Only once has she allowed her works to leave, and that’s when the former president of Brooklyn College, our joint alma mater, convinced her to allow many of them to be exhibited in a one-woman show at the college’s student center. The curator of the exhibition said she shares with many famous artists “an ability to appreciate and to make distinctive the truly precious that lies within the potentially ignored.”
What makes her work even more special are the clever and imaginative names she has affixed to them, reflecting her talent as a wordsmith. For example, one of her early collages shows a small metal airplane heading down a toy railroad track. It’s titled “The Wrong Brothers.”
More esoteric is a segmented plastic box containing six small glass vials filled with granules of varying consistencies that she has titled “Placebos.” The bottles carry labels reading “conformity,” “hope,” “denial,” “faith,” “ritual” and “tradition.” Still another, filled with tobacco mementoes in the shape of a woman, is titled “Nicotina: The Temptress.” Using an old photographic plate as a background, a work filled with camera segments arranged in a female form, is called “Shutterbabe.”
One of her very favorites is in homage to her muse Joseph Cornell, an eccentric artist who specialized in filling wooden boxes with assorted odd items. One, called “Lobster Quadrille,” shows a ballerina with a background of dancing lobsters. Thelma’s work, consisting of a group of dangling white fishing lures against a background of an old mirrored vanity case, titled “Calamari Quadrille,” hangs in a hallway of our apartment. It had been there for some time, and then one night, while passing it in the dark, she discovered to her surprise that the lures glowed in the dark. She delights in turning off the lights and showing the glowing piece to admiring visitors.

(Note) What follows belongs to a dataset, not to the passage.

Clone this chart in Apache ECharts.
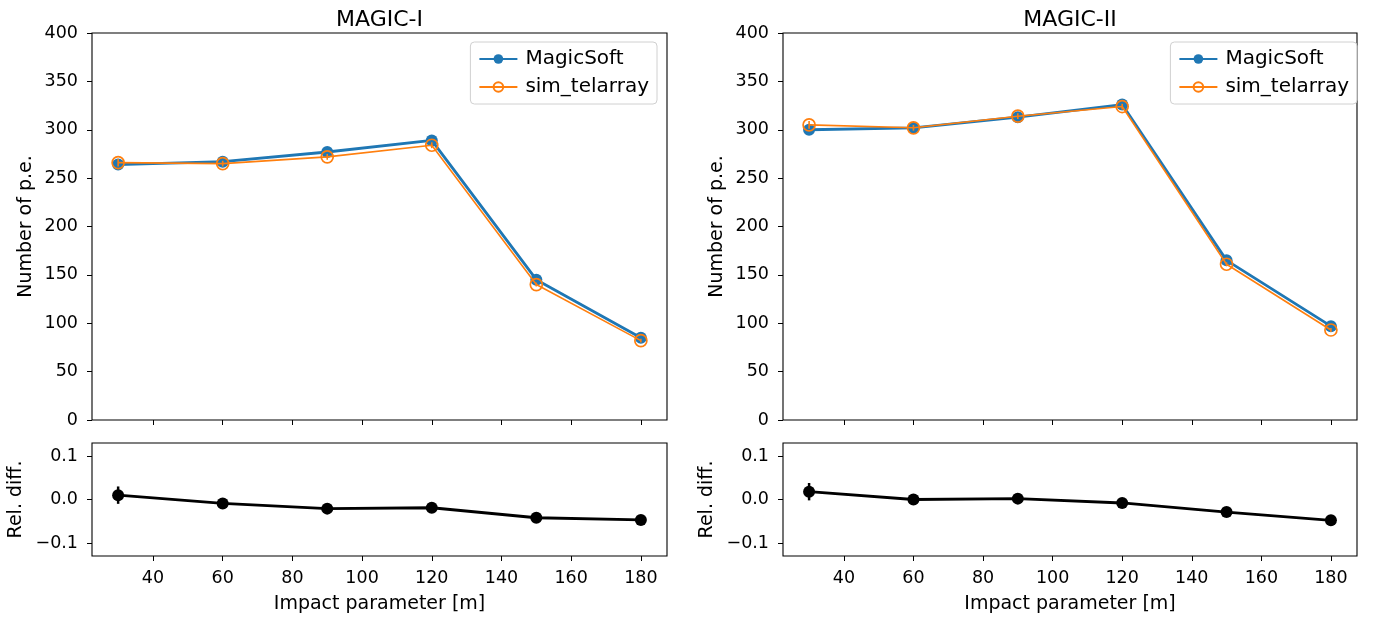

Still another of her works — reflecting our book-filled apartment — is a box filled with strategically-placed miniature books surrounding a small lady doll with a skirt made up of tiny book covers. It’s titled “Marian the Librarian.” In fact, Thelma’s unusual art pieces have thoroughly encroached on my book collections. But I — and her many visiting admirers — enjoy their presence even more.
She says she’s retired as a “retired artist,” but every so often, the artistic bug bites her, and another inspired piece appears on one of our bookshelves.